Lag in der Mutti-Metapher zuvor ein Gran ironisch-liebevoller bis anhänglich-infantiler Verehrung, so ist sie nun vollends ambivalent geworden. In Kombination mit dem versagenden Primus und dessen Los gesellt sich ein neues Element zu der Wortwahl, eins aus der pubertären Sphäre. Auf dem Schulhof hatten sich die Jungs gekloppt – so war es nach der NRW- Wahl aus Schlagzeilen wie „Unionspolitiker prügeln auf Röttgen ein“ herauszuhören. Neben der Wut auf den Primus reagierten die Jungs nachträglich den Neid auf dessen Privilegien ab, das ging bis zu Schmähungen vor laufender Kamera. Als sich dann aber „Mutti“ in die blitzschnell intervenierende Schulleiterin verwandelte, wurde aus der mobbenden Meute eine solidarische Brüderhorde, eine Horde in Furcht. Der bösen, der köpfenden Frau, die Anflüge einer Iron Lady zeigt, wird das Unbehagen präsentiert, das sie auslöst, wenn sie ihre Vetomacht hart demonstriert, und eben nicht mütterlich schlichtet.

Gerade deshalb wird sie beharrlich als „Mutti“ beschworen, darin mischen sich Angst, abgewehrte Anerkennung und versteckter Hohn. Dieser adoleszenten, vorsätzlich entpolitisierten Sprechweise geht es einerseits darum, die mächtige, weibliche Person zurück auf ihren vermeintlichen Platz zu verweisen, ihr die Schürze umzubinden, sie zu entwaffnen. Ähnlich versuchte das Getrud Höhler unlängst in einer Talkrunde mit Hannelore Kraft, die sie als eine Art Mutterfigur aus der „Lindenstraße“ abtat.
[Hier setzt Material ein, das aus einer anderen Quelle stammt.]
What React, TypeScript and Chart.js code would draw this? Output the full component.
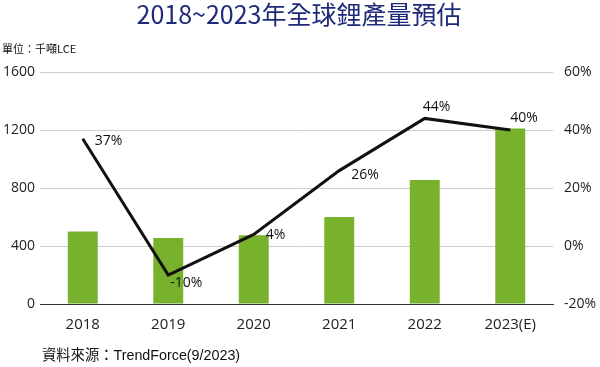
import React, { useEffect, useRef } from "react";
import { Chart, registerables } from "chart.js";

Chart.register(...registerables);

const categories = ["2018", "2019", "2020", "2021", "2022", "2023(E)"];
const production = [500, 455, 475, 600, 855, 1210];
const growth = [37, -10, 4, 26, 44, 40];
const growthLabels = ["37%", "-10%", "4%", "26%", "44%", "40%"];
const leftTicks = [0, 400, 800, 1200, 1600];
const rightTicks = [-20, 0, 20, 40, 60];

const titleText = "2018~2023年全球鋰產量預估";
const unitText = "單位：千噸LCE";
const sourceText = "資料來源：TrendForce(9/2023)";

const labelOffsets = [
  { dx: 12, dy: 2 },
  { dx: 2, dy: 8 },
  { dx: 12, dy: 1 },
  { dx: 12, dy: 4 },
  { dx: -2, dy: -11 },
  { dx: 0, dy: -12 },
];

const FONT = "'Open Sans', 'Noto Sans', sans-serif";
const CJK = "'Noto Sans CJK TC', 'Noto Sans', sans-serif";
const SRC = "'Liberation Sans', 'Noto Sans CJK TC', sans-serif";

const textPlugin = {
  id: "texts",
  afterDatasetsDraw(chart: any) {
    const ctx = chart.ctx;
    ctx.save();
    const meta = chart.getDatasetMeta(1);
    ctx.font = `14px ${FONT}`;
    ctx.fillStyle = "#111";
    ctx.textBaseline = "middle";
    ctx.textAlign = "left";
    meta.data.forEach((pt: any, i: number) => {
      const o = labelOffsets[i];
      ctx.fillText(growthLabels[i], pt.x + o.dx, pt.y + o.dy);
    });
    ctx.font = `400 25px ${CJK}`;
    ctx.fillStyle = "#1f2a78";
    ctx.textAlign = "center";
    ctx.fillText(titleText, 299, 14);
    ctx.font = `11px ${CJK}`;
    ctx.fillStyle = "#111";
    ctx.textAlign = "left";
    ctx.fillText(unitText, 2, 49);
    ctx.font = `14.3px ${SRC}`;
    ctx.fillText(sourceText, 42, 356);
    ctx.restore();
  },
};

export default function App() {
  const ref = useRef<HTMLCanvasElement>(null);
  useEffect(() => {
    if (!ref.current) return;
    const chart = new Chart(ref.current, {
      type: "bar",
      data: {
        labels: categories,
        datasets: [
          {
            type: "bar",
            data: production,
            backgroundColor: "#78b12b",
            yAxisID: "y",
            barPercentage: 0.7,
            categoryPercentage: 0.5,
            order: 2,
          },
          {
            type: "line",
            data: growth,
            borderColor: "#111",
            borderWidth: 3,
            pointRadius: 0,
            yAxisID: "y1",
            tension: 0,
            order: 1,
          } as any,
        ],
      },
      options: {
        animation: false,
        responsive: false,
        maintainAspectRatio: false,
        layout: { padding: { top: 72, left: 0, right: 0, bottom: 0 } },
        plugins: { legend: { display: false }, tooltip: { enabled: false }, title: { display: false } },
        scales: {
          x: {
            grid: { display: false },
            border: { display: true, color: "#333", width: 1 },
            ticks: { font: { family: FONT, size: 15 }, color: "#222", padding: 4 },
            afterFit: (s: any) => { s.height = 63; },
          },
          y: {
            position: "left",
            min: 0,
            max: 1600,
            afterBuildTicks: (s: any) => { s.ticks = leftTicks.map((v) => ({ value: v })); },
            grid: { color: "#cccccc", drawTicks: false },
            border: { display: false },
            ticks: { font: { family: FONT, size: 14 }, color: "#222", padding: 5, callback: (v: any) => String(v) },
            afterFit: (s: any) => { s.width = 40; },
          },
          y1: {
            position: "right",
            min: -20,
            max: 60,
            afterBuildTicks: (s: any) => { s.ticks = rightTicks.map((v) => ({ value: v })); },
            grid: { display: false, drawTicks: false },
            border: { display: false },
            ticks: { font: { family: FONT, size: 14 }, color: "#222", padding: 11, callback: (v: any) => `${v}%` },
            afterFit: (s: any) => { s.width = 47; },
          },
        },
      },
      plugins: [textPlugin],
    });
    return () => chart.destroy();
  }, []);
  return (
    <div style={{ position: "fixed", left: 0, top: 0, width: 600, height: 367, background: "#fff" }}>
      <canvas ref={ref} width={600} height={367} style={{ width: 600, height: 367 }} />
    </div>
  );
}
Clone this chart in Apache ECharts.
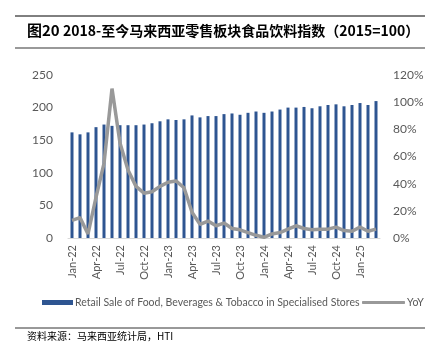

Ein Versuch der Degradierung: Ihre Macht ist nur die einer Hausfrau, das wahre Leben spielt sich draußen ab, außerhalb ihres Einflussgebiets.

„Mutti“? Ganz gleich, wohin man als Wähler tendiert: Es lohnt sich, darüber nachzudenken, aus welcher Position und Opposition da gesprochen wird, wie unreif solche Rede ist, wie fantasiearm und wie wenig den Fragen angemessen, um die es derzeit politisch geht.